** begin **

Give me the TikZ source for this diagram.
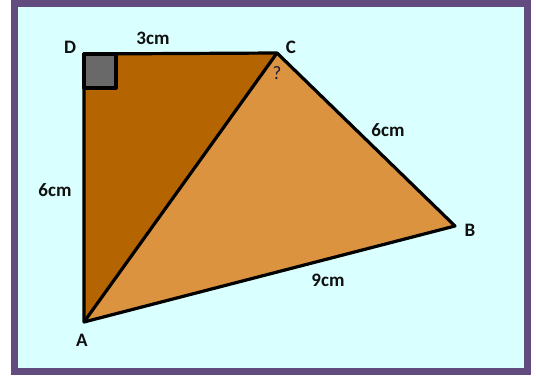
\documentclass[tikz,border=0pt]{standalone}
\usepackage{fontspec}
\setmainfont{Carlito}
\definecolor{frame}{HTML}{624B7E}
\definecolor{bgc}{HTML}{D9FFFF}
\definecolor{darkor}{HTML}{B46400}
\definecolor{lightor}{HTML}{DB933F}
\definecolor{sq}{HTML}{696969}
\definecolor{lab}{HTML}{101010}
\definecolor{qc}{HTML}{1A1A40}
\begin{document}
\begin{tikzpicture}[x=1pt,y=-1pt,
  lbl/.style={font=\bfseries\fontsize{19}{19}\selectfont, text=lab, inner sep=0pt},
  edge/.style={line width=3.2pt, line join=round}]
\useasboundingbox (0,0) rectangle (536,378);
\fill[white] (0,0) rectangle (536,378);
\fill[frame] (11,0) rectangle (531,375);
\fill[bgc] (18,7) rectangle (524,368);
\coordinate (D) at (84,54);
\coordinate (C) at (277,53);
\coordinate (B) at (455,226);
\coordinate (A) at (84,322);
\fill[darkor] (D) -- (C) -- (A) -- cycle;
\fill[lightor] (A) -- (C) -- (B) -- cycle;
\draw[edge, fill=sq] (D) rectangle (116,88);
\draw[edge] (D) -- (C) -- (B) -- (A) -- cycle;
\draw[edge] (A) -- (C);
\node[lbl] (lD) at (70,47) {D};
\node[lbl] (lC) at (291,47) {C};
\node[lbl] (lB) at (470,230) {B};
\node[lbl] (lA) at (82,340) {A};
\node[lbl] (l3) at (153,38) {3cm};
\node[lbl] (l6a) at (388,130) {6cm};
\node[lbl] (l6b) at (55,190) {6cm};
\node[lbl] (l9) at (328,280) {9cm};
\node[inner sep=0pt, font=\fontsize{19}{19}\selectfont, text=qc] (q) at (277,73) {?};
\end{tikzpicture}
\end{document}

** end **

EXERCISE TASK » Go through the data above and transcribe it in full, omitting any image.

ANSWER FOR THE TASK »
Give me the TikZ source for this diagram.
\documentclass[tikz,border=0pt]{standalone}
\usepackage{fontspec}
\setmainfont{Carlito}
\definecolor{frame}{HTML}{624B7E}
\definecolor{bgc}{HTML}{D9FFFF}
\definecolor{darkor}{HTML}{B46400}
\definecolor{lightor}{HTML}{DB933F}
\definecolor{sq}{HTML}{696969}
\definecolor{lab}{HTML}{101010}
\definecolor{qc}{HTML}{1A1A40}
\begin{document}
\begin{tikzpicture}[x=1pt,y=-1pt,
  lbl/.style={font=\bfseries\fontsize{19}{19}\selectfont, text=lab, inner sep=0pt},
  edge/.style={line width=3.2pt, line join=round}]
\useasboundingbox (0,0) rectangle (536,378);
\fill[white] (0,0) rectangle (536,378);
\fill[frame] (11,0) rectangle (531,375);
\fill[bgc] (18,7) rectangle (524,368);
\coordinate (D) at (84,54);
\coordinate (C) at (277,53);
\coordinate (B) at (455,226);
\coordinate (A) at (84,322);
\fill[darkor] (D) -- (C) -- (A) -- cycle;
\fill[lightor] (A) -- (C) -- (B) -- cycle;
\draw[edge, fill=sq] (D) rectangle (116,88);
\draw[edge] (D) -- (C) -- (B) -- (A) -- cycle;
\draw[edge] (A) -- (C);
\node[lbl] (lD) at (70,47) {D};
\node[lbl] (lC) at (291,47) {C};
\node[lbl] (lB) at (470,230) {B};
\node[lbl] (lA) at (82,340) {A};
\node[lbl] (l3) at (153,38) {3cm};
\node[lbl] (l6a) at (388,130) {6cm};
\node[lbl] (l6b) at (55,190) {6cm};
\node[lbl] (l9) at (328,280) {9cm};
\node[inner sep=0pt, font=\fontsize{19}{19}\selectfont, text=qc] (q) at (277,73) {?};
\end{tikzpicture}
\end{document}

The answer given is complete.